I have achieved this serenity of being by a strong will and determination to find the truth, a lot of hard work, a lot of processing, and a lot of support from my Infinite I. I did it by following my discomfort – physical and emotional – to locate the judgments, beliefs, and opinions I had formed during my time inside the movie theater. I did it by going further to expose my fears and embracing them, especially the fear of non-existence. I did it by identifying the layers of the ego I had created and throwing them away, one by one, until there is virtually nothing left. I did it by letting go of the self that wasn’t true and finding the no-self that was.
Anyone who wants to can stand where I am standing now. Anyone can reach the Pacific Ocean and emerge from their cocoon as a butterfly. I am not special, I am not any “better” than anyone else, and I certainly am not any more “enlightened.” “Enlightenment” is a word that belongs inside the movie theater, in the first half of the Human Game, since it automatically carries a judgment with it – a judgment that one state of being is better (more “enlightened”) than another.

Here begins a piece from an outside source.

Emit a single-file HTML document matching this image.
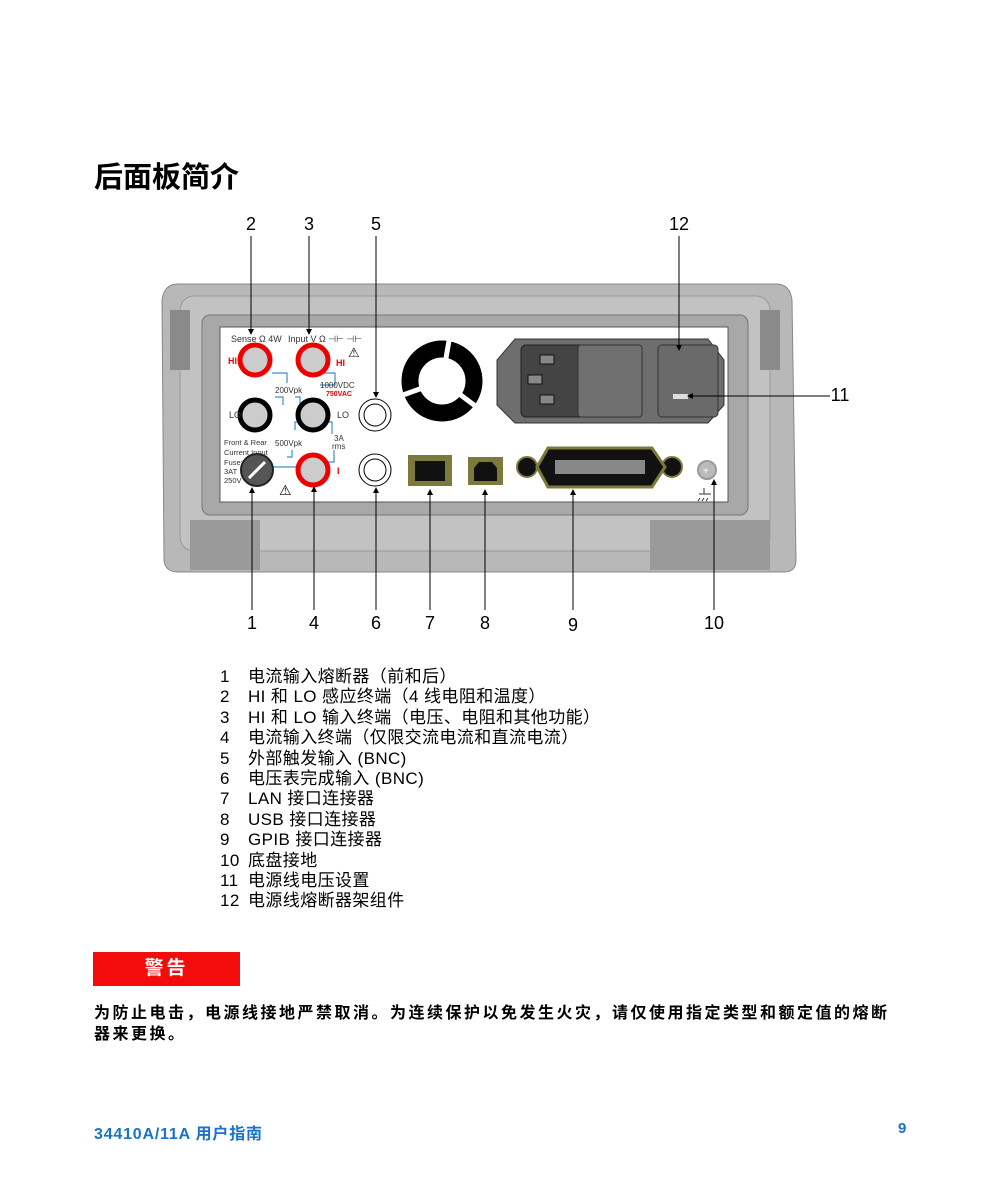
<!DOCTYPE html>
<html><head><meta charset="utf-8"><style>
body{margin:0;background:#fff;width:1000px;height:1200px;position:relative;overflow:hidden;font-family:"Liberation Sans","Noto Sans CJK SC",sans-serif}
.t{position:absolute}
.list{position:absolute;left:220px;top:667px;font-size:17px;line-height:20.4px;letter-spacing:0.4px;font-family:"Liberation Sans Narrow","Liberation Sans","Noto Sans CJK SC",sans-serif}
.list div span{display:inline-block;width:28px}
</style></head><body>
<div class="t" style="left:94px;top:154px;font-size:29px;font-weight:bold;font-family:'Noto Sans CJK SC',sans-serif">后面板简介</div>
<svg class="t" style="left:0;top:0" width="1000" height="650" font-family="Liberation Sans,sans-serif">
<defs><marker id="a" markerWidth="6" markerHeight="6" refX="3" refY="3" orient="auto"><path d="M0,0L6,3L0,6z" fill="#000"/></marker></defs>
<path d="M178,284 H776 Q790,284 792,300 L796,560 Q796,572 784,572 H178 Q165,572 164,560 L162,300 Q164,284 178,284Z" fill="#b8b8b8" stroke="#888"/>
<rect x="180" y="296" width="590" height="255" rx="14" fill="#c2c2c2" stroke="#999"/>
<rect x="202" y="315" width="546" height="200" rx="8" fill="#a8a8a8" stroke="#777"/>
<rect x="220" y="327" width="508" height="175" fill="#fff" stroke="#556" />
<rect x="190" y="520" width="70" height="50" fill="#9a9a9a"/><rect x="650" y="520" width="120" height="50" fill="#9a9a9a"/>
<rect x="170" y="310" width="20" height="60" fill="#8a8a8a"/><rect x="760" y="310" width="20" height="60" fill="#8a8a8a"/>
<text x="231" y="342" font-size="9" fill="#333">Sense  Ω 4W</text>
<text x="288" y="342" font-size="9" fill="#333">Input  V Ω ⊣⊢ ⊣⊢</text>
<text x="348" y="357" font-size="13">⚠</text>
<g stroke="#3a8fd0" fill="none" stroke-width="1.2"><path d="M272,373h15v10M283,405v-8h-8M295,397h5v8M322,373h13v12h-15M295,430v-8h8M320,422h12v12M287,457h5v-7M328,462h6v-12M272,467h25"/></g>
<circle cx="255" cy="360" r="15" fill="#ccc" stroke="#e00" stroke-width="5"/>
<circle cx="313" cy="360" r="15" fill="#ccc" stroke="#e00" stroke-width="5"/>
<circle cx="255" cy="415" r="15" fill="#ccc" stroke="#000" stroke-width="5"/>
<circle cx="313" cy="415" r="15" fill="#ccc" stroke="#000" stroke-width="5"/>
<circle cx="313" cy="470" r="15" fill="#ccc" stroke="#e00" stroke-width="5"/>
<circle cx="257" cy="470" r="16" fill="#555" stroke="#222" stroke-width="2"/><line x1="249" y1="478" x2="265" y2="462" stroke="#fff" stroke-width="3"/>
<text x="228" y="364" font-size="9" fill="#e00" font-weight="bold">HI</text><text x="336" y="366" font-size="9" fill="#e00" font-weight="bold">HI</text>
<text x="229" y="418" font-size="9" fill="#333">LO</text><text x="337" y="418" font-size="9" fill="#333">LO</text>
<text x="337" y="474" font-size="9" fill="#e00" font-weight="bold">I</text>
<text x="275" y="393" font-size="8" fill="#333">200Vpk</text>
<text x="320" y="388" font-size="8" fill="#333">1000VDC</text><text x="326" y="396" font-size="7" fill="#e00" font-weight="bold">750VAC</text>
<text x="275" y="446" font-size="8" fill="#333">500Vpk</text>
<text x="334" y="441" font-size="8" fill="#333">3A</text><text x="332" y="449" font-size="8" fill="#333">rms</text>
<text x="224" y="445" font-size="7.5" fill="#333">Front &amp; Rear</text><text x="224" y="455" font-size="7.5" fill="#333">Current Input</text>
<text x="224" y="465" font-size="7.5" fill="#333">Fuse:</text><text x="224" y="474" font-size="7.5" fill="#333">3AT</text><text x="224" y="483" font-size="7.5" fill="#333">250V</text>
<text x="279" y="495" font-size="14">⚠</text>
<g fill="#fff" stroke="#000"><circle cx="375" cy="415" r="16"/><circle cx="375" cy="415" r="11"/><circle cx="375" cy="470" r="16"/><circle cx="375" cy="470" r="11"/></g>
<circle cx="442" cy="381" r="32" fill="none" stroke="#000" stroke-width="17"/>
<g stroke="#fff" stroke-width="5"><line x1="442" y1="381" x2="450" y2="335"/><line x1="442" y1="381" x2="403" y2="395"/><line x1="442" y1="381" x2="478" y2="408"/></g>
<path d="M515,339H708L724,360V405L708,423H515L497,405V360Z" fill="#6e6e6e" stroke="#333"/>
<rect x="521" y="345" width="63" height="72" rx="5" fill="#444" stroke="#222"/>
<g fill="#888" stroke="#111"><rect x="540" y="355" width="14" height="9"/><rect x="528" y="375" width="14" height="9"/><rect x="540" y="395" width="14" height="9"/></g>
<rect x="578" y="345" width="64" height="72" rx="3" fill="#707070" stroke="#333"/>
<rect x="658" y="345" width="60" height="72" rx="4" fill="#6a6a6a" stroke="#333"/>
<rect x="673" y="394" width="15" height="5" fill="#ddd"/>
<rect x="408" y="455" width="44" height="31" fill="#7b7a3b"/><rect x="415" y="461" width="30" height="20" fill="#111"/>
<rect x="468" y="457" width="35" height="28" fill="#7b7a3b"/><path d="M474,481V468L479,462H492L497,468V481Z" fill="#111"/>
<circle cx="527" cy="467" r="10" fill="#111" stroke="#7b7a3b" stroke-width="2"/><circle cx="672" cy="467" r="10" fill="#111" stroke="#7b7a3b" stroke-width="2"/>
<path d="M548,448H652L665,467L652,487H548L537,467Z" fill="#111" stroke="#7b7a3b" stroke-width="3"/>
<rect x="555" y="460" width="90" height="14" fill="#888"/>
<circle cx="707" cy="470" r="9" fill="#bbb" stroke="#999" stroke-width="2"/><text x="703" y="474" font-size="10" fill="#fff">+</text>
<path d="M704,488v6M699,494h12M700,498l-2,3M704,498l-2,3M708,498l-2,3" stroke="#333" fill="none"/>
<g stroke="#000" stroke-width="1" marker-end="url(#a)">
<line x1="251" y1="236" x2="251" y2="332"/><line x1="309" y1="236" x2="309" y2="332"/><line x1="376" y1="236" x2="376" y2="395"/><line x1="679" y1="236" x2="679" y2="348"/>
<line x1="830" y1="396" x2="690" y2="396"/>
<line x1="252" y1="610" x2="252" y2="490"/><line x1="314" y1="610" x2="314" y2="489"/><line x1="376" y1="610" x2="376" y2="490"/><line x1="430" y1="610" x2="430" y2="492"/><line x1="485" y1="610" x2="485" y2="492"/><line x1="573" y1="610" x2="573" y2="492"/><line x1="714" y1="610" x2="714" y2="482"/>
</g>
<g font-size="18" text-anchor="middle" font-family="Liberation Sans Narrow,Liberation Sans,sans-serif">
<text x="251" y="230">2</text><text x="309" y="230">3</text><text x="376" y="230">5</text><text x="679" y="230">12</text><text x="840" y="401">11</text>
<text x="252" y="629">1</text><text x="314" y="629">4</text><text x="376" y="629">6</text><text x="430" y="629">7</text><text x="485" y="629">8</text><text x="573" y="631">9</text><text x="714" y="629">10</text>
</g>
</svg>
<div class="list">
<div><span>1</span>电流输入熔断器（前和后）</div>
<div><span>2</span>HI 和 LO 感应终端（4 线电阻和温度）</div>
<div><span>3</span>HI 和 LO 输入终端（电压、电阻和其他功能）</div>
<div><span>4</span>电流输入终端（仅限交流电流和直流电流）</div>
<div><span>5</span>外部触发输入 (BNC)</div>
<div><span>6</span>电压表完成输入 (BNC)</div>
<div><span>7</span>LAN 接口连接器</div>
<div><span>8</span>USB 接口连接器</div>
<div><span>9</span>GPIB 接口连接器</div>
<div><span>10</span>底盘接地</div>
<div><span>11</span>电源线电压设置</div>
<div><span>12</span>电源线熔断器架组件</div>
</div>
<div class="t" style="left:93px;top:952px;width:147px;height:34px;background:#f20c0c;color:#fff;font-weight:bold;font-size:19px;line-height:34px;text-align:center;letter-spacing:3px">警告</div>
<div class="t" style="left:94px;top:1001px;width:880px;font-size:16px;font-weight:bold;line-height:21px;letter-spacing:2.5px;font-family:'Noto Sans CJK SC',sans-serif">为防止电击，电源线接地严禁取消。为连续保护以免发生火灾，请仅使用指定类型和额定值的熔断<br>器来更换。</div>
<div class="t" style="left:94px;top:1120px;font-size:16px;font-weight:bold;color:#1a73c8;letter-spacing:0.8px;font-family:'Liberation Sans Narrow','Liberation Sans','Noto Sans CJK SC',sans-serif">34410A/11A 用户指南</div>
<div class="t" style="left:898px;top:1120px;font-size:15px;font-weight:bold;color:#1a73c8">9</div>
</body></html>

I’m simply near the end of the rollercoaster ride, reporting back to those still going up the first hill and those just at the top ready to take the plunge, trying to give some clarity and some encouragement about the ride to come and how much fun it can be.
If you’re still inside the movie theater, my best advice would be to realize it’s just a game, that it isn’t real, and – now that you know the true source and reason for all your drama and conflict and pain and suffering – to let go of your resistance and relax and learn to appreciate and enjoy every moment of every experience you’re having. Remember you’re on a rollercoaster, and that going up that first hill is an essential part of the ride. The more you resist that hill, the more needless pain and suffering you will have.
If you’ve walked out of the movie theater and are starting off in your cocoon, hang on for the ride of your life; and if you meet me on the road, it means I’m still playing the “scout.” So kill me6, and then go further.